I have a large dataframe in R (1.3 mil row, 51 columns). I am not sure if there are any duplicate rows but I want to find out. I tried using the duplicate() function but it took too long and ended up freezing my Rstudio. I dont need to know which entries are duplicate, I just want to delete the ones that are.

Does anyone know how to do this with out it taking 20+ minutes and eventually not loading?

Thanks

Phil
  • 7,287
  • 3
  • 36
  • 66
user4999605
  • 431
  • 1
  • 5
  • 14
  • Does this answer your question? [Remove duplicated rows](https://stackoverflow.com/questions/13967063/remove-duplicated-rows) – Raman Mishra Oct 16 '20 at 13:43

2 Answers2

0

I don't know how you used the duplicated function.

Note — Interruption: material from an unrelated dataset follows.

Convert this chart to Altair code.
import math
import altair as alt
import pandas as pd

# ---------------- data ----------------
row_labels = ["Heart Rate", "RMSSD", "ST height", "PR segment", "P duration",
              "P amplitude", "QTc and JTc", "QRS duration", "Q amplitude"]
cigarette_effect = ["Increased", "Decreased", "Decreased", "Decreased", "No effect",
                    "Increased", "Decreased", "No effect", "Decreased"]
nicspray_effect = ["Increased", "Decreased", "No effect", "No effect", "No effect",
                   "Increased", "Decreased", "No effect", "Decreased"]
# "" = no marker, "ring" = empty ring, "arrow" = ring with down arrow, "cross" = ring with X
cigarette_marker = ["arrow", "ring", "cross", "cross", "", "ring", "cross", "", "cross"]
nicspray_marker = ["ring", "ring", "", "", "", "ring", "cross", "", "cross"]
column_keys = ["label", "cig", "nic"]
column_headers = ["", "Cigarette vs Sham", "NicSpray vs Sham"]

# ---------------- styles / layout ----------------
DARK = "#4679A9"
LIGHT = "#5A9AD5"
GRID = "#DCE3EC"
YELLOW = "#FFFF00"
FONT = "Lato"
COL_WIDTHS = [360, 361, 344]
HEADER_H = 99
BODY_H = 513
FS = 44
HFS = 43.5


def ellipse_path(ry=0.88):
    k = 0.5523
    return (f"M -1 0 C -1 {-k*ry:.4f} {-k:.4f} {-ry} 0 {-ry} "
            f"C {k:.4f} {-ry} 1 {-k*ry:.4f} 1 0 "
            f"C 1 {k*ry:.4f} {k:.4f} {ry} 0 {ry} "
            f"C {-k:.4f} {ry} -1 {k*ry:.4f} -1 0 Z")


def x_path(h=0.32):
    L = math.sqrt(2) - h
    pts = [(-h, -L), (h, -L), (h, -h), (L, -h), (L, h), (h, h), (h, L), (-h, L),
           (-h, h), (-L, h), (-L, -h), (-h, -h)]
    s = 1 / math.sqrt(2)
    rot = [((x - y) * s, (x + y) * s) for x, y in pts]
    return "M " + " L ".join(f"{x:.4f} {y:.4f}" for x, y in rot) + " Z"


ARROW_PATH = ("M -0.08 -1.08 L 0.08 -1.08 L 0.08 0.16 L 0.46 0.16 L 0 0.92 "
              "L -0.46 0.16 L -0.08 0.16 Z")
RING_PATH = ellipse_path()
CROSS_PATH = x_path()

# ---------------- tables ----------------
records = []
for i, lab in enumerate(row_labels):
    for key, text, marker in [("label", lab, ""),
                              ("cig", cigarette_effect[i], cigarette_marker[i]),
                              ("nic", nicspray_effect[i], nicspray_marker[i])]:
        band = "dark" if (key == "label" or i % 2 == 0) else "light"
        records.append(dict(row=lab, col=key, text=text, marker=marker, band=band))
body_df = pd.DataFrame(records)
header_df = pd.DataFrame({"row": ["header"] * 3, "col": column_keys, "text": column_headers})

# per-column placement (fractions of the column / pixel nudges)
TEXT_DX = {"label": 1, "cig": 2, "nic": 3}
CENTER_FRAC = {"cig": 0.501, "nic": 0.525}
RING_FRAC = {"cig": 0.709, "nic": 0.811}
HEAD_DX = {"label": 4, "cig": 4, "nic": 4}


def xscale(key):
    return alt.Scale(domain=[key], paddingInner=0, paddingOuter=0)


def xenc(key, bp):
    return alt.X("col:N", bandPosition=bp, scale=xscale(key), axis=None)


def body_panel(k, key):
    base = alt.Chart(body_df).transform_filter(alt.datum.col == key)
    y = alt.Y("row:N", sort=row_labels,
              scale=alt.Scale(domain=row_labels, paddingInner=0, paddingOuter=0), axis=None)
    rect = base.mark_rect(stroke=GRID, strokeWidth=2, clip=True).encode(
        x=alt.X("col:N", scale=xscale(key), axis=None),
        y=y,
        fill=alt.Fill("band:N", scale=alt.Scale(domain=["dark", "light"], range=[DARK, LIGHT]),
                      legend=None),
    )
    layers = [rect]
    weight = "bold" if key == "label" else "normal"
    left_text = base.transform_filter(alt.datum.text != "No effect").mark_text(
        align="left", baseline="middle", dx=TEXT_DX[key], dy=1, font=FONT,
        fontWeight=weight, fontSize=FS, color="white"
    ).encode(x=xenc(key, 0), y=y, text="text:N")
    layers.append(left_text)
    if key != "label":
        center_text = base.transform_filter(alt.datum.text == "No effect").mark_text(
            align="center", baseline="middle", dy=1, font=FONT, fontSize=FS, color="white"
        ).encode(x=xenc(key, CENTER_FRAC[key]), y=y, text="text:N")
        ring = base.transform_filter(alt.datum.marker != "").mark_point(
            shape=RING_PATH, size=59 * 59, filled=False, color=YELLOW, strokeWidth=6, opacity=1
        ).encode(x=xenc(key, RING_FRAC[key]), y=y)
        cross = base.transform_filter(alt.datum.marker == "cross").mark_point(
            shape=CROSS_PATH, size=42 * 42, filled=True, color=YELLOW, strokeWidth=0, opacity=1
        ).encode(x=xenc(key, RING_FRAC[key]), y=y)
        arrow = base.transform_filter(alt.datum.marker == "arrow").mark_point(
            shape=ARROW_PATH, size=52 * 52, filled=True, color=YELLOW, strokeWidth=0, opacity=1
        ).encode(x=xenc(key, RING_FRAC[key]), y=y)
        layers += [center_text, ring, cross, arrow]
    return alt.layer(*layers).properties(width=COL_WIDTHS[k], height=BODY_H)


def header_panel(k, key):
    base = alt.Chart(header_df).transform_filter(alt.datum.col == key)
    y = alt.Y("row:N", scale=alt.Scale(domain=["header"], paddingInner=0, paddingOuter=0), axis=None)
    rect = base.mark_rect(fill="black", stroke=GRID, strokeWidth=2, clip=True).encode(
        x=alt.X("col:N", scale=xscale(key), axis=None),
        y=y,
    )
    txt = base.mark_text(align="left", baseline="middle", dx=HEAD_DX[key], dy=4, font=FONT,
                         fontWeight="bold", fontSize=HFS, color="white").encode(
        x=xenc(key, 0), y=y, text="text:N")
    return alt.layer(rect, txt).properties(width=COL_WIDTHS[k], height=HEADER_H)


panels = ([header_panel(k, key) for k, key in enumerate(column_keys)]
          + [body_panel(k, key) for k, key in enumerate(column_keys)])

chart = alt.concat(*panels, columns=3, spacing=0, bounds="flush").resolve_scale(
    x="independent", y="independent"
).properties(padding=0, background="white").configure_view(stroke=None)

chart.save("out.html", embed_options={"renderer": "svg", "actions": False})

It seems like this way should be relatively quick even if the dataframe is large (I've tested it on a dataframe with 1.4m rows and 32 columns: it took less than 2min):

df[-which(duplicated(df)), ]
Chris Ruehlemann
  • 20,321
  • 4
  • 12
  • 34
0

The first one is to extract complete duplicates or over 1(maybe triples)

The second is to removes duplicates or over one.

duplication <- df %>% group_by(col) %>% filter(any(row_number() > 1))
unique_df <- df %>% group_by(col) %>% filter(!any(row_number() > 1))

you can use these too.

dup <- df[duplicated(df$col)|duplicated(df$col, fromLast=TRUE),]
uni_df <- df[!duplicated(df$col)|duplicated(df$col, fromLast=TRUE),]


*** If you want to get the whole df then you can use this***

df %>%
  group_by_all() %>%
  count() %>%
  filter(n > 1)

Kian
  • 110
  • 7